Saturday, April 21, 2012

Doctors: disabled unborn babies will either be cut to pieces or torn apart with aspirator

by Matthew Cullinan Hoffman

April 20, 2012 (LifeSiteNews.com) - In the wake of a decision by the nation’s Supreme Federal Tribunal determining that babies suffering from the birth defect known as anencephaly aren’t “legally” alive, and therefore can be freely aborted, Brazilian doctors are explaining to the media how such babies will in fact be killed under the new legal regime.

In a recent interview with Brazil’s most popular news magazine, Veja, the Vice-President of the Federal Council on Medicine, Dr. Carlos Vital, explained that doctors will have two choices: either “curettage” or “aspiration.”

Abortions of ancephalic babies will be performed in the second or third trimester.
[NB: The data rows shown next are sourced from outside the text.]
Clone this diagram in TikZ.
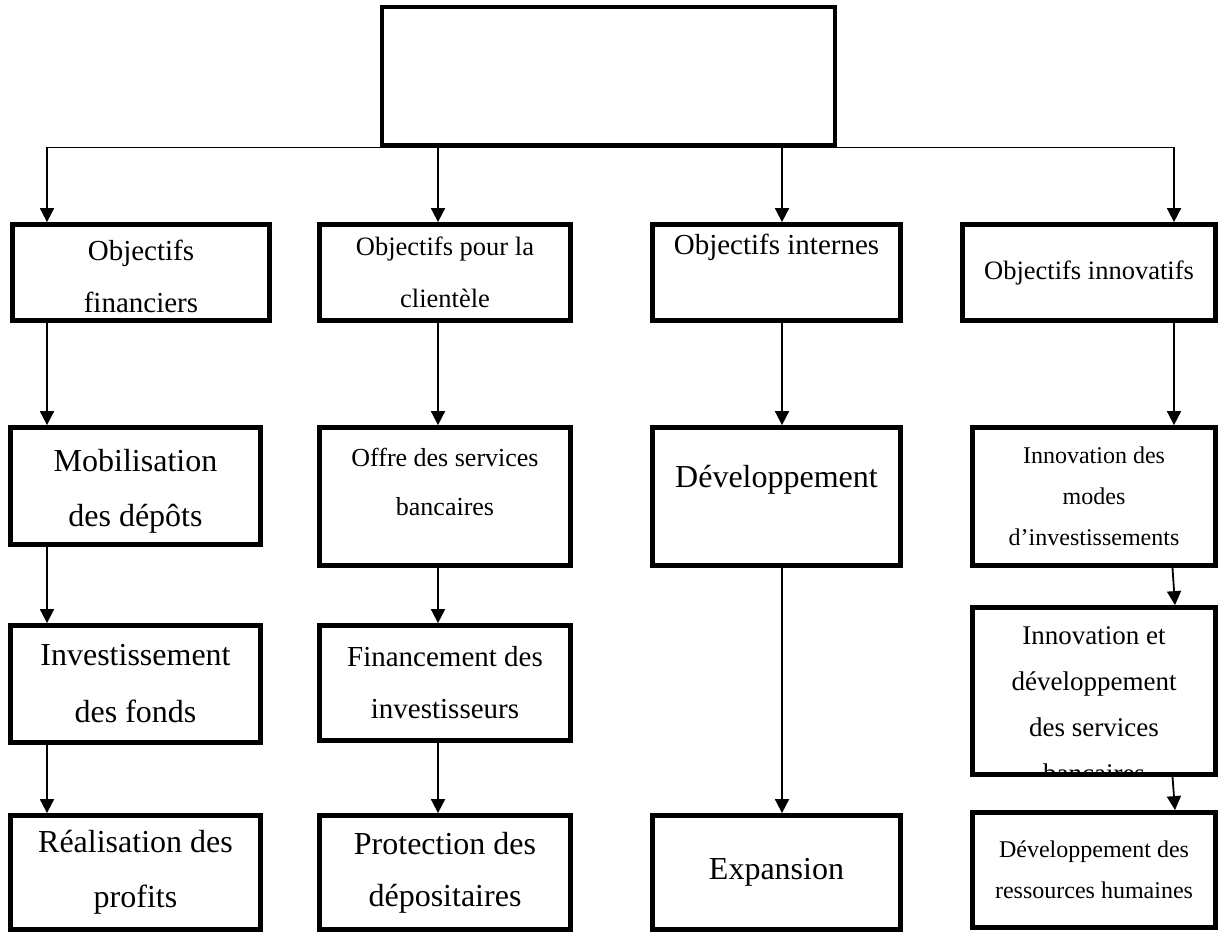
\documentclass[tikz,border=0pt]{standalone}
\usepackage{fontspec}
\setmainfont{Liberation Serif}
\usetikzlibrary{arrows.meta}
% font size / baseline skip in pt
\newcommand{\tsz}[2]{\fontsize{#1pt}{#2pt}\selectfont}
\begin{document}
\begin{tikzpicture}[x=1pt,y=-1pt,
  box/.style={draw, line width=4.8pt, rectangle, inner sep=0pt, fill=white},
  lbl/.style={inner sep=0pt, align=center},
  link/.style={line width=1.8pt, -{Triangle[length=14pt,width=14pt]}},
  wire/.style={line width=1.8pt}]
\useasboundingbox (0,0) rectangle (1222,935);

% head box
\node[box, minimum width=453pt, minimum height=138pt] (top) at (608.5,76) {};

% column 1: financial objectives
\node[box, minimum width=257pt, minimum height=96pt]  (f1) at (141,272.5) {};
\node[box, minimum width=250pt, minimum height=117pt] (f2) at (135.5,486) {};
\node[box, minimum width=250pt, minimum height=117pt] (f3) at (135.5,684) {};
\node[box, minimum width=250pt, minimum height=114pt] (f4) at (135.5,872.5) {};
\node[lbl, font=\tsz{29}{52}] (f1t) at ([yshift=-4pt]f1.center) {Objectifs\\financiers};
\node[lbl, font=\tsz{32}{55}] (f2t) at ([yshift=-5pt]f2.center) {Mobilisation\\des dépôts};
\node[lbl, font=\tsz{32}{57}] (f3t) at (f3.center) {Investissement\\des fonds};
\node[lbl, font=\tsz{32}{55}] (f4t) at (f4.center) {Réalisation des\\profits};

% column 2: customer objectives
\node[box, minimum width=251pt, minimum height=96pt]  (c1) at (445,272.5) {};
\node[box, minimum width=251pt, minimum height=138pt] (c2) at (445,496.5) {};
\node[box, minimum width=251pt, minimum height=115pt] (c3) at (445,683) {};
\node[box, minimum width=251pt, minimum height=114pt] (c4) at (445,872.5) {};
\node[lbl, font=\tsz{26.5}{52}] (c1t) at (c1.center) {Objectifs pour la\\clientèle};
\node[lbl, font=\tsz{26}{49}] (c2t) at ([yshift=15pt]c2.center) {Offre des services\\bancaires};
\node[lbl, font=\tsz{29}{52}] (c3t) at (c3.center) {Financement des\\investisseurs};
\node[lbl, font=\tsz{32}{52}] (c4t) at (c4.center) {Protection des\\dépositaires};

% column 3: internal objectives
\node[box, minimum width=248pt, minimum height=96pt]  (i1) at (776.5,272.5) {};
\node[box, minimum width=248pt, minimum height=138pt] (i2) at (776.5,496.5) {};
\node[box, minimum width=248pt, minimum height=114pt] (i4) at (776.5,872.5) {};
\node[lbl, font=\tsz{29}{52}] (i1t) at ([yshift=25pt]i1.center) {Objectifs internes};
\node[lbl, font=\tsz{32}{55}] (i2t) at ([yshift=17pt]i2.center) {Développement};
\node[lbl, font=\tsz{32}{55}] (i4t) at (i4.center) {Expansion};

% column 4: innovation objectives
\node[box, minimum width=253pt, minimum height=96pt]  (n1) at (1089,272.5) {};
\node[box, minimum width=243pt, minimum height=138pt] (n2) at (1094,496.5) {};
\node[box, minimum width=243pt, minimum height=167pt] (n3) at (1094,691) {};
\node[box, minimum width=243pt, minimum height=115pt] (n4) at (1094,870) {};
\node[lbl, font=\tsz{26.5}{50}] (n1t) at (n1.center) {Objectifs innovatifs};
\node[lbl, font=\tsz{24}{41}] (n2t) at (n2.center) {Innovation des\\modes\\d’investissements};
\begin{scope}
  % the last line runs past the lower edge of its box and is cut there
  \clip (972.5,607.5) rectangle (1215.5,774.5);
  \node[lbl, anchor=north, font=\tsz{27}{46}] (n3t) at (1094,626)
    {Innovation et\\développement\\des services\\bancaires};
\end{scope}
\node[lbl, font=\tsz{24}{41}] (n4t) at (n4.center) {Développement des\\ressources humaines};

% connector columns
\coordinate (x1) at (47,0);
\coordinate (x2) at (438,0);
\coordinate (x3) at (782,0);
\coordinate (x4) at (1174,0);
\coordinate (x4a) at (1172.5,0);
\coordinate (x4b) at (1175,0);

% distribution bus under the head box
\draw[wire] (top.south -| x1) -- (top.south -| x4);
\draw[link] (top.south -| x1) -- (f1.north -| x1);
\draw[link] (top.south -| x2) -- (c1.north -| x2);
\draw[link] (top.south -| x3) -- (i1.north -| x3);
\draw[link] (top.south -| x4) -- (n1.north -| x4);

% chains
\draw[link] (f1.south -| x1) -- (f2.north -| x1);
\draw[link] (f2.south -| x1) -- (f3.north -| x1);
\draw[link] (f3.south -| x1) -- (f4.north -| x1);

\draw[link] (c1.south -| x2) -- (c2.north -| x2);
\draw[link] (c2.south -| x2) -- (c3.north -| x2);
\draw[link] (c3.south -| x2) -- (c4.north -| x2);

\draw[link] (i1.south -| x3) -- (i2.north -| x3);
\draw[link] (i2.south -| x3) -- (i4.north -| x3);

\draw[link] (n1.south -| x4) -- (n2.north -| x4);
\draw[link] (n2.south -| x4a) -- (n3.north -| x4b);
\draw[link] (n3.south -| x4a) -- (n4.north -| x4b);
\end{tikzpicture}
\end{document}
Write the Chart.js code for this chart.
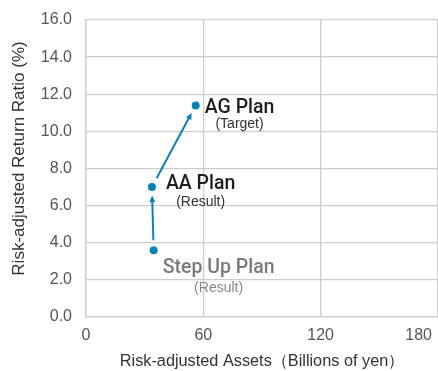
<!DOCTYPE html>
<html>
<head>
<meta charset="utf-8">
<script src="https://cdn.jsdelivr.net/npm/chart.js@4/dist/chart.umd.min.js"></script>
<style>
  html, body { margin: 0; padding: 0; background: #fff; }
  #wrap { width: 438px; height: 371px; }
</style>
</head>
<body>
<div id="wrap"><canvas id="c"></canvas></div>
<script>
// Plans in order of progression
const plans = ['Step Up Plan', 'AA Plan', 'AG Plan'];
const planNotes = ['(Result)', '(Result)', '(Target)'];
const assets = [34.6, 33.7, 56.1];      // risk-adjusted assets, billions of yen
const returnRatio = [3.6, 7.0, 11.4];   // risk-adjusted return ratio, %
const xTickValues = [0, 60, 120, 180];
const xTitle = 'Risk-adjusted Assets（Billions of yen）';
const yTitle = 'Risk-adjusted Return Ratio (%)';

const FONT = '"Liberation Sans", Arial, Helvetica, sans-serif';
const LABEL_FONT = 'Roboto, "Liberation Sans", Arial, sans-serif';
const BLUE = '#0b84b4';
const GRID = '#cdcdcd';

// Placement and look of each plan's caption, relative to its point
const captionStyle = [
  { dx: 9,  dy: 23, size: 19.5, color: '#7a7a7a', noteColor: '#888888', noteGap: 18.5 },
  { dx: 14, dy: 2,  size: 19.5, color: '#1e1e1e', noteColor: '#333333', noteGap: 17 },
  { dx: 9,  dy: 8,  size: 19.5, color: '#1e1e1e', noteColor: '#333333', noteGap: 14.5 }
];

const planPoints = assets.map((x, i) => ({ x, y: returnRatio[i] }));

const annotations = {
  id: 'annotations',
  afterDatasetsDraw(chart) {
    const ctx = chart.ctx;
    const pts = chart.getDatasetMeta(0).data;
    ctx.save();

    // arrows leading from each plan to the next
    ctx.strokeStyle = BLUE;
    ctx.fillStyle = BLUE;
    ctx.lineWidth = 2;
    for (let i = 0; i < pts.length - 1; i++) {
      const a = pts[i], b = pts[i + 1];
      const ang = Math.atan2(b.y - a.y, b.x - a.x);
      const c = Math.cos(ang), s = Math.sin(ang);
      const x0 = a.x + c * 10, y0 = a.y + s * 10;
      const x1 = b.x - c * 8.5, y1 = b.y - s * 8.5;
      const head = 6.5, half = 3;
      ctx.beginPath();
      ctx.moveTo(x0, y0);
      ctx.lineTo(x1 - c * head * 0.6, y1 - s * head * 0.6);
      ctx.stroke();
      ctx.beginPath();
      ctx.moveTo(x1, y1);
      ctx.lineTo(x1 - c * head - s * half, y1 - s * head + c * half);
      ctx.lineTo(x1 - c * head + s * half, y1 - s * head - c * half);
      ctx.closePath();
      ctx.fill();
    }

    // plan names with their notes centred underneath
    ctx.textBaseline = 'alphabetic';
    pts.forEach((p, i) => {
      const st = captionStyle[i];
      ctx.font = `500 ${st.size}px ${LABEL_FONT}`;
      ctx.fillStyle = st.color;
      ctx.textAlign = 'left';
      const tx = p.x + st.dx, ty = p.y + st.dy;
      const w = ctx.measureText(plans[i]).width;
      ctx.fillText(plans[i], tx, ty);
      ctx.font = `14px ${FONT}`;
      ctx.fillStyle = st.noteColor;
      ctx.textAlign = 'center';
      ctx.fillText(planNotes[i], tx + w / 2, ty + st.noteGap);
    });
    ctx.restore();
  },
  afterDraw(chart) {
    const ctx = chart.ctx;
    const xs = chart.scales.x;
    const area = chart.chartArea;
    ctx.save();
    // x tick labels, kept inside the canvas at the right edge
    ctx.font = `16px ${FONT}`;
    ctx.fillStyle = '#555555';
    ctx.textAlign = 'center';
    ctx.textBaseline = 'middle';
    xTickValues.forEach(v => {
      const label = String(v);
      const w = ctx.measureText(label).width;
      const px = Math.min(xs.getPixelForValue(v), chart.width - 6 - w / 2);
      ctx.fillText(label, px, xs.top + 19);
    });
    // y axis title, a little above the middle of the plot
    ctx.translate(19, (area.top + area.bottom) / 2 - 10);
    ctx.rotate(-Math.PI / 2);
    ctx.font = `17px ${FONT}`;
    ctx.fillStyle = '#333333';
    ctx.fillText(yTitle, 0, 0);
    ctx.restore();
  }
};

new Chart(document.getElementById('c'), {
  type: 'scatter',
  data: {
    datasets: [{
      data: planPoints,
      backgroundColor: BLUE,
      borderWidth: 0,
      pointRadius: 4,
      pointHoverRadius: 4
    }]
  },
  options: {
    responsive: true,
    maintainAspectRatio: false,
    animation: false,
    events: [],
    layout: { autoPadding: false, padding: { top: 20, right: -2, left: 0, bottom: 0 } },
    plugins: { legend: { display: false }, tooltip: { enabled: false } },
    scales: {
      x: {
        type: 'linear',
        min: 0,
        max: 180,
        afterBuildTicks: s => { s.ticks = xTickValues.map(v => ({ value: v })); },
        afterFit: s => { s.height = 54; s.paddingLeft = 0; s.paddingRight = 0; },
        ticks: { display: false },
        grid: { color: GRID, lineWidth: 1.3, drawTicks: false },
        border: { color: GRID, width: 1.3 },
        title: {
          display: true,
          text: xTitle,
          color: '#333333',
          font: { family: FONT, size: 16.3 },
          padding: { top: 0, bottom: 0 }
        }
      },
      y: {
        min: 0,
        max: 16,
        afterFit: s => { s.width = 86; s.paddingTop = 0; s.paddingBottom = 0; },
        ticks: {
          stepSize: 2,
          padding: 14,
          color: '#555555',
          font: { family: FONT, size: 16 },
          callback: v => v.toFixed(1)
        },
        grid: { color: GRID, lineWidth: 1.3, drawTicks: false },
        border: { color: GRID, width: 1.3 }
      }
    }
  },
  plugins: [annotations]
});
</script>
</body>
</html>
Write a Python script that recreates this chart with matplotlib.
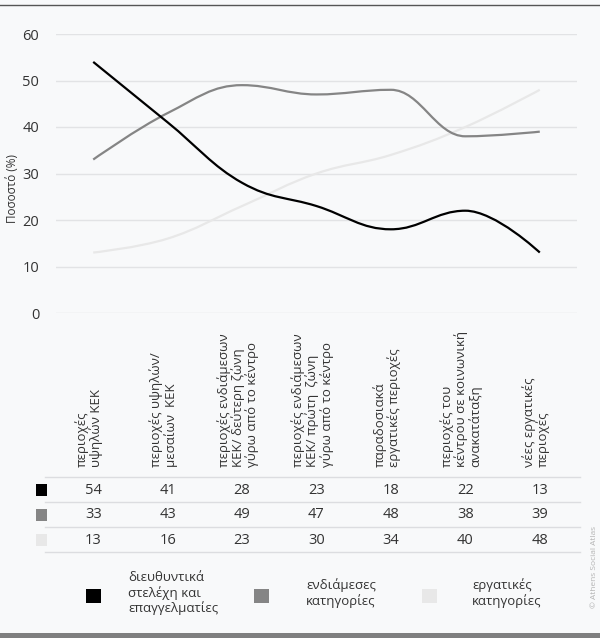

A curettage abortion uses a loop-shaped knife to cut the child to pieces, and then scrape his body and placenta from the uterine wall. An aspiration abortion uses powerful suction to tear the child apart, and likewise separate him from his mother.

According to doctors, if these methods are inadequate in later term abortions, Dilation and Evacuation (D&E) would be required, involving a clamp that is used to tear apart the baby’s larger body.  Dr. Vital told Veja that abortions on anencephalic children could be performed up to the ninth month of pregnancy.

Dr. Vital added that such abortions will require a committee of doctors to determine the proper “criteria for diagnosis” of anencephaly, a condition whose exact definition is not agreed upon by physicians.

Anencephalic babies fail to develop the top parts of their heads, including the skull and upper brain. Most die in the womb or shortly after birth, although some have lived for days, months, and even years with the condition.

Although medical professionals often claim that such children are unaware of their surroundings and unable to suffer, parents of anencephalic babies report that their children show signs of awareness and seem to react in very specific ways to their environment.  Some doctors theorize that the brain stem of such infants is able to adapt to the needs of rudimentary awareness, a phenomenon known as “neuroplasticity.”

In the United States, an estimated 95 percent of anencephalic babies are killed inside their mother’s womb.

In a public statement on the Supreme Federal Tribual’s decision, Brazilian pro-life activist Fr. Luis Lodi da Cruz called the verdict “monstrous” and noted that, according to the Tribunal minister who oversaw the case, the abortion of an anencephalic child “is a procedure similar to removing a cadaver.”

“Paradoxically, [Minister] Marco Aurélio admits that the anencephalic dies in a short period of time. Tell me, how can he die if he’s already dead?” asked Lodi da Cruz.